On Sat, 17 Jan 2026 at 11:22, Pavel Stehule <[email protected]> wrote:
> Described handling of corner cases in SQL/JSON has some logic and 
> consistency, but it is not compatible with the generic philosophy of 
> PostgreSQL arrays. If I know ANSI/SQL doesn't know arrays, so this 
> inconsistency is just a PostgreSQL problem, and because we don't like feature 
> flags, I don't see any solution to how this situation can be solved.

Array subscripting (aka indexing) and jsonb subscripting work
completely differently. A very important difference is that arrays use
1-based subscripting, while jsonb uses 0-based subscripting.

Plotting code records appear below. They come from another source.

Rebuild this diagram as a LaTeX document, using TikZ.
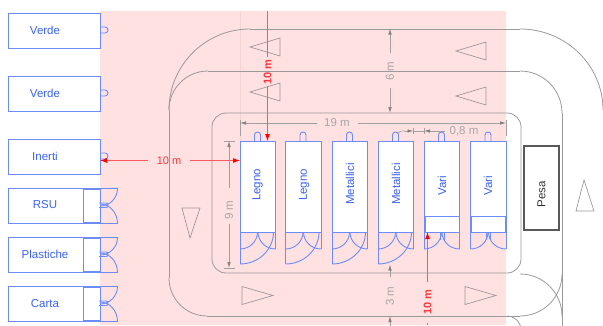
\documentclass[tikz,border=0pt]{standalone}
\usepackage{fontspec}
\setmainfont{Liberation Sans}
\usetikzlibrary{arrows.meta}
\definecolor{pinkbg}{HTML}{FFE1E2}
\definecolor{pinkln}{HTML}{F9D2D4}
\definecolor{blueln}{HTML}{6C8CFA}
\definecolor{bluetx}{HTML}{3A62F5}
\definecolor{roadln}{HTML}{9A9A9A}
\definecolor{dimln}{HTML}{A0A0A0}
\definecolor{dimtx}{HTML}{A6A6A6}
\definecolor{redln}{HTML}{FA5A5E}
\definecolor{redtx}{HTML}{F53A40}
% quarter curves: start point, end point; HV leaves horizontally, VH leaves vertically
\newcommand{\qHV}[4]{(#1,#2) .. controls ({(#1)+0.5523*((#3)-(#1))},#2) and (#3,{(#4)-0.5523*((#4)-(#2))}) .. (#3,#4)}
\newcommand{\qVH}[4]{(#1,#2) .. controls (#1,{(#2)+0.5523*((#4)-(#2))}) and ({(#3)-0.5523*((#3)-(#1))},#4) .. (#3,#4)}
\tikzset{
  every node/.style={font=\fontsize{11.5}{13}\selectfont, inner sep=0pt, outer sep=0pt},
  boxw/.style={draw=blueln, fill=white, line width=0.9pt, rectangle, anchor=north west},
  sidebox/.style={boxw, minimum width=92pt, minimum height=35pt},
  cont/.style={boxw, minimum width=35.5pt, minimum height=91pt},
  label/.style={text=bluetx},
  vlabel/.style={text=bluetx, rotate=90},
  door/.style={draw=blueln, line width=0.9pt},
  road/.style={draw=roadln, line width=0.8pt},
  tri/.style={draw=roadln, line width=0.7pt},
  dim/.style={draw=dimln, line width=0.7pt},
  dimarrow/.style={dim, -{Latex[length=6pt,width=3.5pt,color=gray]}},
  dimtext/.style={text=dimtx},
  redarrow/.style={draw=redln, line width=0.9pt, -{Latex[length=7pt,width=5pt,color=red]}},
  redplain/.style={draw=redln, line width=0.9pt},
  redtext/.style={text=redtx, font=\fontsize{11}{13}\selectfont\bfseries},
  redtextn/.style={text=redtx, font=\fontsize{11}{13}\selectfont},
}
\begin{document}
\begin{tikzpicture}[x=1pt,y=-1pt]
\useasboundingbox (0,0) rectangle (603,325);
\begin{scope}
\clip (0,0) rectangle (603,325);
\fill[pinkbg] (100,11) rectangle (506,325);
\draw[pinkln,line width=0.7pt] (240,11) -- (240,141);

% roads
\draw[road, rounded corners=14pt] (212,190) -- (212,113) -- (521,113) -- (521,273) -- (212,273) -- cycle;
\draw[road] \qVH{169}{110}{250}{29};
\draw[road] (250,29) -- (520,29);
\draw[road] \qHV{520}{29}{603}{110};
\draw[road] \qVH{169}{110}{208}{71};
\draw[road] (208,71) -- (520,71);
\draw[road] \qHV{520}{71}{562}{113};
\draw[road] (562,113) -- (562,330);
\draw[road] (169,110) -- (169,278);
\draw[road] \qVH{169}{278}{207}{316};
\draw[road] (207,316) -- (520,316);
\draw[road] \qHV{520}{316}{562}{274};
\draw[road] \qHV{520}{274}{562}{316};
\draw[road] \qHV{507}{316}{521}{330};

% triangles
\foreach \xb/\yc in {280/47,280/92,486/51,486/96}
  \draw[tri] (\xb,\yc-9) -- (\xb,\yc+9) -- (\xb-30,\yc) -- cycle;
\foreach \xb/\yc in {242/295.5,465/295.5}
  \draw[tri] (\xb,\yc-9) -- (\xb,\yc+9) -- (\xb+31,\yc) -- cycle;
\draw[tri] (182,208) -- (200,208) -- (190,238) -- cycle;
\draw[tri] (576,211) -- (594,211) -- (584,180) -- cycle;

% side boxes with knobs
\foreach \y in {30,93,156}
  \draw[door, rounded corners=2.9pt] (100,\y-3) -- (108,\y-3) -- (108,\y+3) -- (100,\y+3);
\node[sidebox] (verdeA) at (8,13) {};
\node[sidebox] (verdeB) at (8,76) {};
\node[sidebox, minimum height=35.5pt] (inerti) at (8,139) {};
\node[sidebox] (rsu) at (8,188.5) {};
\node[sidebox] (plastiche) at (8,237.5) {};
\node[sidebox] (carta) at (8,286.5) {};
\node[label] (tverdeA) at (45,30.5) {Verde};
\node[label] (tverdeB) at (45,93.5) {Verde};
\node[label] (tinerti) at (45,156) {Inerti};
\node[label] (trsu) at (45,205) {RSU};
\node[label] (tplastiche) at (45,254.5) {Plastiche};
\node[label] (tcarta) at (45,303.5) {Carta};
\foreach \y in {188.5,237.5,286.5}{
  \draw[door,fill=white] (83,\y+1) rectangle (100,\y+34);
  \draw[door] (100,\y) -- (117.5,\y);
  \draw[door] \qVH{117.5}{\y}{100}{\y+17.5};
  \draw[door] (100,\y+35) -- (117.5,\y+35);
  \draw[door] \qVH{117.5}{\y+35}{100}{\y+15.5};
  \draw[door, rounded corners=2pt] (99,\y+14.5) -- (108,\y+14.5) -- (108,\y+19) -- (99,\y+19);
}

% containers
\foreach \x/\n in {240/legnoA,285.5/legnoB,332/metA,378/metB,424/variA,470.5/variB}{
  \draw[door, rounded corners=2.9pt] (\x+14.5,141) -- (\x+14.5,132) -- (\x+20.5,132) -- (\x+20.5,141);
  \node[cont] (\n) at (\x,141) {};
  \draw[door] (\x,232) -- (\x,249);
  \draw[door] (\x+35.5,232) -- (\x+35.5,249);
  \draw[door] \qHV{\x}{249}{\x+17.5}{232};
  \draw[door] \qHV{\x+35.5}{249}{\x+18}{232};
}
\foreach \x in {240,285.5,332,378}{
  \draw[door] (\x,249) -- (\x,264);
  \draw[door] \qHV{\x}{264}{\x+33.5}{232};
}
\foreach \x in {424,470.5}{
  \draw[door] (\x+1,216) rectangle (\x+35,232);
  \draw[door] (\x+16,232) -- (\x+16,240) (\x+20,232) -- (\x+20,240);
}
\node[vlabel] (tlegnoA) at (257.5,185) {Legno};
\node[vlabel] (tlegnoB) at (304,185) {Legno};
\node[vlabel] (tmetA) at (350,184) {Metallici};
\node[vlabel] (tmetB) at (396,184) {Metallici};
\node[vlabel] (tvariA) at (442,186) {Vari};
\node[vlabel] (tvariB) at (488,186) {Vari};

% pesa
\node[draw=black!65, fill=white, line width=1.8pt, rectangle, anchor=north west, minimum width=35pt, minimum height=84pt] (pesa) at (524,146) {};
\node[rotate=90, text=black!80] (tpesa) at (541.5,194) {Pesa};

% dimensions
\coordinate (d19l) at (240,123); \coordinate (d19r) at (506,123);
\draw[dim] (240,120) -- (240,136);
\draw[dim] (506,120) -- (506,136);
\node[dimtext] (t19) at (337,123) {19 m};
\coordinate (d19a) at (317,123); \coordinate (d19b) at (358,123);
\draw[dimarrow] (d19a) -- (d19l);
\draw[dimarrow] (d19b) -- (d19r);
\coordinate (d8l) at (413.5,131); \coordinate (d8r) at (424,131);
\draw[dim] (398,133) to[bend left=25] (405,131);
\draw[dim] (413.5,128) -- (413.5,134);
\draw[dim] (424,128) -- (424,134);
\draw[dim] (413.5,131) -- (424,131);
\coordinate (d8la) at (405,131); \coordinate (d8ra) at (433,131);
\draw[dimarrow] (d8la) -- (d8l);
\draw[dimarrow] (d8ra) -- (d8r);
\draw[dim] (433,131) -- (445,131);
\node[dimtext] (t08) at (464,131) {0,8 m};
\draw[dim] (224,141) -- (235,141);
\draw[dim] (224,268) -- (235,268);
\node[dimtext, rotate=90] (t9) at (229,210) {9 m};
\draw[dimarrow] (229,188) -- (229,141);
\draw[dimarrow] (229,224) -- (229,268);
\node[dimtext, rotate=90] (t6) at (390,71) {6 m};
\draw[dimarrow] (390,53) -- (390,28.5);
\draw[dimarrow] (390,88) -- (390,113);
\node[dimtext, rotate=90] (t3) at (390,296) {3 m};
\draw[dimarrow] (390,277) -- (390,264.5);
\draw[dimarrow] (390,330) -- (390,316);

% red measures
\node[redtextn] (r1) at (169,160.5) {10 m};
\coordinate (r1a) at (148,160.5); \coordinate (r1b) at (190,160.5);
\coordinate (r1l) at (100,160.5); \coordinate (r1r) at (240,160.5);
\draw[redarrow] (r1a) -- (r1l);
\draw[redarrow] (r1b) -- (r1r);
\node[redtext, rotate=90] (r2) at (267.5,72) {10 m};
\draw[redplain] (267.5,11) -- (267.5,57);
\draw[redarrow] (267.5,86) -- (267.5,141);
\node[redtext, rotate=90] (r3) at (427.5,302) {10 m};
\draw[redarrow] (427.5,282) -- (427.5,232);
\draw[redplain] (427.5,323) -- (427.5,325);
\end{scope}
\end{tikzpicture}
\end{document}
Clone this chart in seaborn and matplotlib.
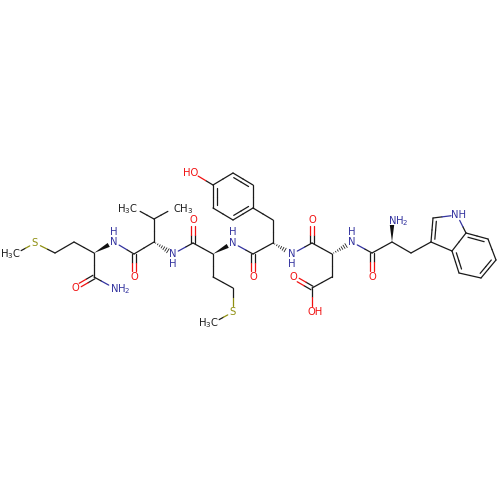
import numpy as np
import pandas as pd
import matplotlib
matplotlib.use("Agg")
import matplotlib.pyplot as plt
import seaborn as sns

# atoms (pixels)
atom_x = [15, 35, 55, 74, 94, 114, 134, 134, 154, 154, 134, 174, 94, 75, 114,
          173, 193, 193, 213, 233, 253, 253, 213, 233, 233, 213,
          273, 273, 253, 233, 213, 213, 233, 253, 193,
          292, 312, 312, 332, 332, 312, 293, 312,
          352, 372, 372, 392, 392, 411, 431, 433, 457, 466, 452, 459, 481, 496, 488]
atom_y = [254, 243, 253, 242, 253, 242, 254, 277, 242, 219, 208, 208, 277, 288, 288,
          254, 243, 220, 254, 243, 254, 277, 277, 288, 312, 323,
          243, 220, 208, 220, 208, 185, 173, 185, 173,
          254, 243, 220, 254, 277, 288, 277, 312,
          242, 253, 277, 242, 219, 253, 242, 218, 215, 233, 251, 273, 278, 260, 239]
atom_el = ["M", "S", "C", "C", "C", "N", "C", "O", "C", "C", "M", "M", "C", "O", "N",
           "N", "C", "O", "C", "N", "C", "O", "C", "C", "S", "M",
           "C", "C", "C", "C", "C", "C", "C", "C", "O",
           "N", "C", "O", "C", "C", "C", "O", "O",
           "N", "C", "O", "C", "N", "C", "C", "C", "N", "C", "C", "C", "C", "C", "C"]

# plain bonds, order 1 = single, 2 = double on both sides, 3 = ring double (inner line)
bond_a = [0, 1, 2, 3, 5, 6, 6, 8, 9, 9, 4, 12, 12,
          15, 16, 16, 18, 19, 20, 20, 22, 23, 24,
          26, 27, 28, 29, 30, 31, 32, 33, 31,
          35, 36, 36, 38, 39, 40, 40,
          43, 44, 44, 46, 48, 49, 50, 51, 52, 53, 53, 54, 55, 56, 57]
bond_b = [1, 2, 3, 4, 6, 7, 8, 9, 10, 11, 12, 13, 14,
          16, 17, 18, 22, 20, 21, 26, 23, 24, 25,
          27, 28, 29, 30, 31, 32, 33, 28, 34,
          36, 37, 38, 39, 40, 41, 42,
          44, 45, 46, 48, 49, 50, 51, 52, 53, 49, 54, 55, 56, 57, 52]
bond_order = [1, 1, 1, 1, 1, 2, 1, 1, 1, 1, 1, 2, 1,
              1, 2, 1, 1, 1, 2, 1, 1, 1, 1,
              1, 1, 3, 1, 3, 1, 3, 1, 1,
              1, 2, 1, 1, 1, 2, 1,
              1, 2, 1, 1, 1, 3, 1, 1, 1, 1, 3, 1, 3, 1, 3]

# stereo bonds (narrow end first)
wedge_a = [4, 18, 46]
wedge_b = [5, 19, 47]
hash_a = [8, 26, 38]
hash_b = [15, 35, 43]

# text labels
label_text = ["H$_3$C", "S", "N", "H", "O", "H$_3$C", "CH$_3$", "O", "NH$_2$", "N", "H", "O", "N", "H",
              "O", "S", "H$_3$C", "HO", "N", "H", "O", "O", "OH", "N", "H", "O", "NH$_2$", "NH"]
label_x = [10, 35, 114, 114, 134, 127, 183, 75, 120, 173, 173, 193, 233, 233,
           253, 233, 208, 191, 292, 292, 312, 293, 315, 352, 352, 372, 398, 459]
label_y = [254, 243, 242, 232, 277, 209, 209, 288, 289, 254, 264, 220, 243, 232,
           277, 312, 323, 173, 254, 264, 220, 277, 312, 242, 232, 277, 221, 215]
label_el = ["C", "S", "N", "N", "O", "C", "C", "O", "N", "N", "N", "O", "N", "N",
            "O", "S", "C", "O", "N", "N", "O", "O", "O", "N", "N", "O", "N", "N"]

colors = {"C": "#1a1a1a", "M": "#1a1a1a", "N": "#33339f", "O": "#f01010", "S": "#8f8f10"}
gaps = {"C": 0, "M": 7, "N": 6, "O": 6, "S": 6}

sns.set_theme(style="white")
fig = plt.figure(figsize=(5, 5), dpi=100)
ax = fig.add_axes([0, 0, 1, 1])

rows = []


def add_half_bonds(p, q, a, b, seg):
    # one bond is two pieces, each coloured like the atom it touches
    mid = (p + q) / 2
    rows.append({"x": p[0], "y": p[1], "seg": seg, "el": a})
    rows.append({"x": mid[0], "y": mid[1], "seg": seg, "el": a})
    rows.append({"x": mid[0], "y": mid[1], "seg": seg + 1, "el": b})
    rows.append({"x": q[0], "y": q[1], "seg": seg + 1, "el": b})


seg = 0
for a, b, order in zip(bond_a, bond_b, bond_order):
    p = np.array([atom_x[a], atom_y[a]], dtype=float)
    q = np.array([atom_x[b], atom_y[b]], dtype=float)
    d = q - p
    u = d / np.hypot(*d)
    n = np.array([-u[1], u[0]])
    ea, eb = atom_el[a], atom_el[b]
    p2 = p + u * gaps[ea]
    q2 = q - u * gaps[eb]
    if order == 1:
        add_half_bonds(p2, q2, ea, eb, seg)
        seg += 2
    elif order == 2:
        add_half_bonds(p2 + n * 2, q2 + n * 2, ea, eb, seg)
        add_half_bonds(p2 - n * 2, q2 - n * 2, ea, eb, seg + 2)
        seg += 4
    else:
        add_half_bonds(p2, q2, ea, eb, seg)
        seg += 2
        # inner line goes towards the ring centre
        center = np.array([233.0, 197.0]) if a < 40 else (
            np.array([477.0, 256.0]) if a != 49 else np.array([447.0, 234.0]))
        side = 1 if np.dot(center - p, n) > 0 else -1
        add_half_bonds(p2 + u * 3 + n * side * 3.6, q2 - u * 3 + n * side * 3.6, ea, eb, seg)
        seg += 2

df = pd.DataFrame(rows)
sns.lineplot(data=df, x="x", y="y", units="seg", hue="el", palette=colors, estimator=None,
             sort=False, lw=0.9, legend=False, ax=ax)

for a, b in zip(wedge_a, wedge_b):
    p = np.array([atom_x[a], atom_y[a]], dtype=float)
    q = np.array([atom_x[b], atom_y[b]], dtype=float)
    u = (q - p) / np.hypot(*(q - p))
    n = np.array([-u[1], u[0]])
    end = q - u * 6
    pts = np.array([p, end + n * 2.2, end - n * 2.2])
    ax.fill(pts[:, 0], pts[:, 1], color="#111111", lw=0)

for a, b in zip(hash_a, hash_b):
    p = np.array([atom_x[a], atom_y[a]], dtype=float)
    q = np.array([atom_x[b], atom_y[b]], dtype=float)
    u = (q - p) / np.hypot(*(q - p))
    n = np.array([-u[1], u[0]])
    length = np.hypot(*(q - p)) - 6
    for t in np.arange(2, length, 2.4):
        c = p + u * t
        w = 2.4 * t / length
        ax.plot([c[0] - n[0] * w, c[0] + n[0] * w], [c[1] - n[1] * w, c[1] + n[1] * w],
                color="#222222", lw=0.6)

for text, x, y, el in zip(label_text, label_x, label_y, label_el):
    ax.text(x, y, text, color=colors[el], fontsize=7.2, ha="center", va="center")

ax.set_xlim(0, 500)
ax.set_ylim(500, 0)
ax.set_axis_off()
fig.savefig("out.png", dpi=100)
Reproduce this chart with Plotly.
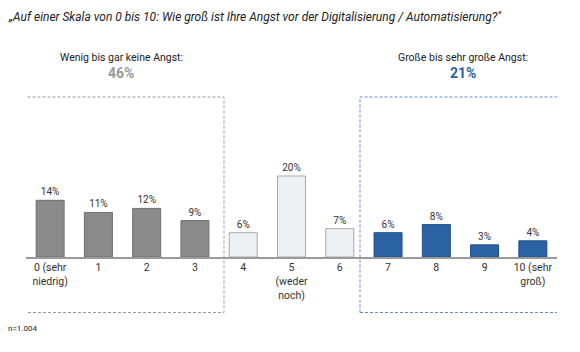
import plotly.graph_objects as go

categories = ["0", "1", "2", "3", "4", "5", "6", "7", "8", "9", "10"]
tick_labels = ["0 (sehr<br>niedrig)", "1", "2", "3", "4", "5<br>(weder<br>noch)", "6",
               "7", "8", "9", "10 (sehr<br>groß)"]
values = [14, 11, 12, 9, 6, 20, 7, 6, 8, 3, 4]
groups = ["low", "low", "low", "low", "mid", "mid", "mid", "high", "high", "high", "high"]
title_text = "„Auf einer Skala von 0 bis 10: Wie groß ist Ihre Angst vor der Digitalisierung / Automatisierung?\""
left_label = "Wenig bis gar keine Angst:"
left_share = "46%"
right_label = "Große bis sehr große Angst:"
right_share = "21%"
note = "n=1.004"

W, H = 580, 352
ML, MR, MT, MB = 26, 23, 100, 95
PW, PH = W - ML - MR, H - MT - MB

def px_x(px):
    return (px - ML) / PW

def px_y(py):
    return (H - MB - py) / PH

fill = {"low": "#8a8a8a", "mid": "#eef1f3", "high": "#2a62a3"}
line = {"low": "#707070", "mid": "#a8a8a8", "high": "#1f4f88"}

fig = go.Figure()
fig.add_trace(go.Bar(
    x=list(range(len(categories))), y=values,
    marker=dict(color=[fill[g] for g in groups],
                line=dict(color=[line[g] for g in groups], width=1)),
    width=0.58,
    text=[f"{v}%" for v in values], textposition="outside",
    textfont=dict(size=10, color="#333333", family="Roboto"),
    cliponaxis=False, hoverinfo="skip",
))

step = PW / 11.0
def dx(px):
    return (px - ML) / step - 0.5

# dashed boxes
fig.add_shape(type="rect", xref="x", yref="paper",
              x0=dx(18), x1=dx(224), y0=px_y(312.5), y1=px_y(97),
              line=dict(color="#9a9a9a", width=1, dash="3px,2px"))
fig.add_shape(type="rect", xref="x", yref="paper",
              x0=dx(360), x1=dx(566), y0=px_y(312.5), y1=px_y(97),
              line=dict(color="#5b8fd0", width=1, dash="3px,2px"))

def note_ann(text, x, y, size, color, anchor="center"):
    return dict(text=text, xref="paper", yref="paper", x=px_x(x), y=px_y(y),
                xanchor=anchor, yanchor="middle", showarrow=False,
                font=dict(size=size, color=color, family="Roboto"))

ann = [
    note_ann("<i>" + title_text + "</i>", 6, 17, 12, "#222222", "left"),
    note_ann(left_label, 121, 57, 10.5, "#222222"),
    note_ann("<b>" + left_share + "</b>", 121, 73, 14, "#999999"),
    note_ann(right_label, 463, 57, 10.5, "#222222"),
    note_ann("<b>" + right_share + "</b>", 463, 73, 14, "#2a62a3"),
    note_ann(note, 6, 328, 8, "#222222", "left"),
]

fig.update_layout(
    width=W, height=H,
    margin=dict(l=ML, r=MR, t=MT, b=MB),
    paper_bgcolor="white", plot_bgcolor="white",
    showlegend=False,
    annotations=ann,
    xaxis=dict(range=[-0.5, 10.5], tickmode="array",
               tickvals=list(range(len(categories))), ticktext=tick_labels,
               showgrid=False, zeroline=False, showline=True,
               linecolor="#9a9a9a", linewidth=1.5, ticks="",
               tickfont=dict(size=10.5, color="#333333", family="Roboto"),
               fixedrange=True),
    yaxis=dict(range=[0, PH / 4.05], visible=False, fixedrange=True),
)

fig.write_html("out.html", config={"displayModeBar": False})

> Any solution will be ugly. In  this situation I prefer current behavior - 
> (inconsistency between array access and JSON_QUERY) with good description in 
> documentation.
>
> Theoretically it can be introduced lax_postgres like you propose. But I don't 
> see how it can help with possible compatibility issues when somebody will 
> migrate from other databases.

I didn't mean to suggest it for compatibility reasons (although I do
think there's very little practical compatibility risk with keeping
our current behaviour). It seemed mostly nice so that we can have a
simplified accessor parsetree be transformed to the same plan as json
query based query. That will make explain plans look the same/similar
and it also means that expression indexes can be easily used with both
syntaxes.

> So anything inside JSON_XXXX functions can be rigidly consistent with 
> standard SQL/JSON. Outside should not be true - and it is better to say it 
> explicitly. I don't think introducing some JavaScripts concepts to Postgres 
> (although just for some corner cases) is a good idea (when we have some 
> specific handling of some corner cases too).

What does Javascript have to do with this topic?